DATA BLOCK

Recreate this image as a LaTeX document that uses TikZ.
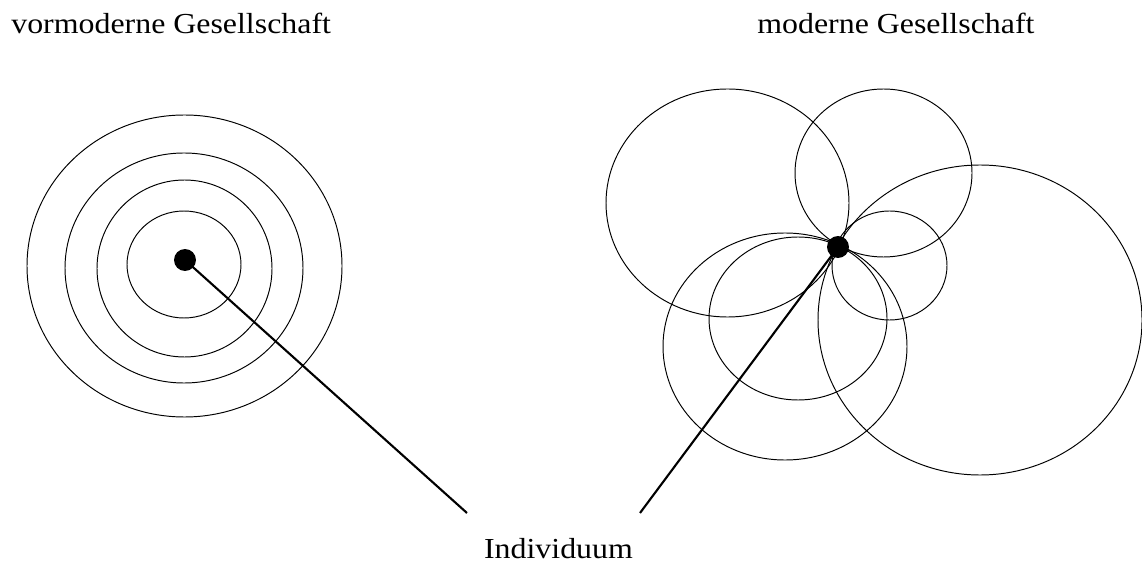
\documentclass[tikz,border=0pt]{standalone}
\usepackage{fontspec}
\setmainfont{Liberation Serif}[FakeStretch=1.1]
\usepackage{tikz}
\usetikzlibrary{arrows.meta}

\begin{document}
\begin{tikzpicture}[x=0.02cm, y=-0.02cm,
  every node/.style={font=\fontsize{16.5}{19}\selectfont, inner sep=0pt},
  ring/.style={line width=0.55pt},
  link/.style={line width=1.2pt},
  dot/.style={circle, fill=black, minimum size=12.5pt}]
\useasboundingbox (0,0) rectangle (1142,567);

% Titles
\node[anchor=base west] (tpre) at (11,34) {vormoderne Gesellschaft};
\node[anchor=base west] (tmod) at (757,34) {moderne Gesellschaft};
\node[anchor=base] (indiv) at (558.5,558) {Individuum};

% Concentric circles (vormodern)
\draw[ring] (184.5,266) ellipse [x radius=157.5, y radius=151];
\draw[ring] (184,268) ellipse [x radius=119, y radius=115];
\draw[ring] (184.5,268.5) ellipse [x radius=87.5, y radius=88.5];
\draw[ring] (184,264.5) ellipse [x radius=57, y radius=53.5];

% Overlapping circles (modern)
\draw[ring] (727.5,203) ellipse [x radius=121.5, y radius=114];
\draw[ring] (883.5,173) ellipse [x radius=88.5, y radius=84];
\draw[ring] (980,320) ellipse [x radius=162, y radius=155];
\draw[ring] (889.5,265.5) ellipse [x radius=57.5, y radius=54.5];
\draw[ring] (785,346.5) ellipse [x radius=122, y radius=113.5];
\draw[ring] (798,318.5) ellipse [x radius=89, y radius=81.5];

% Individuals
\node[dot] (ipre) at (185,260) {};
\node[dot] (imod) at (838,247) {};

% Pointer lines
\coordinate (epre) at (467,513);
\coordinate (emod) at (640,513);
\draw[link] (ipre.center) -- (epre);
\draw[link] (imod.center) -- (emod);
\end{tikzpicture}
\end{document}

TASK GOAL
Repeat verbatim all the material, but not the pictures.

COMPLETE RESPONSE
Recreate this image as a LaTeX document that uses TikZ.
\documentclass[tikz,border=0pt]{standalone}
\usepackage{fontspec}
\setmainfont{Liberation Serif}[FakeStretch=1.1]
\usepackage{tikz}
\usetikzlibrary{arrows.meta}

\begin{document}
\begin{tikzpicture}[x=0.02cm, y=-0.02cm,
  every node/.style={font=\fontsize{16.5}{19}\selectfont, inner sep=0pt},
  ring/.style={line width=0.55pt},
  link/.style={line width=1.2pt},
  dot/.style={circle, fill=black, minimum size=12.5pt}]
\useasboundingbox (0,0) rectangle (1142,567);

% Titles
\node[anchor=base west] (tpre) at (11,34) {vormoderne Gesellschaft};
\node[anchor=base west] (tmod) at (757,34) {moderne Gesellschaft};
\node[anchor=base] (indiv) at (558.5,558) {Individuum};

% Concentric circles (vormodern)
\draw[ring] (184.5,266) ellipse [x radius=157.5, y radius=151];
\draw[ring] (184,268) ellipse [x radius=119, y radius=115];
\draw[ring] (184.5,268.5) ellipse [x radius=87.5, y radius=88.5];
\draw[ring] (184,264.5) ellipse [x radius=57, y radius=53.5];

% Overlapping circles (modern)
\draw[ring] (727.5,203) ellipse [x radius=121.5, y radius=114];
\draw[ring] (883.5,173) ellipse [x radius=88.5, y radius=84];
\draw[ring] (980,320) ellipse [x radius=162, y radius=155];
\draw[ring] (889.5,265.5) ellipse [x radius=57.5, y radius=54.5];
\draw[ring] (785,346.5) ellipse [x radius=122, y radius=113.5];
\draw[ring] (798,318.5) ellipse [x radius=89, y radius=81.5];

% Individuals
\node[dot] (ipre) at (185,260) {};
\node[dot] (imod) at (838,247) {};

% Pointer lines
\coordinate (epre) at (467,513);
\coordinate (emod) at (640,513);
\draw[link] (ipre.center) -- (epre);
\draw[link] (imod.center) -- (emod);
\end{tikzpicture}
\end{document}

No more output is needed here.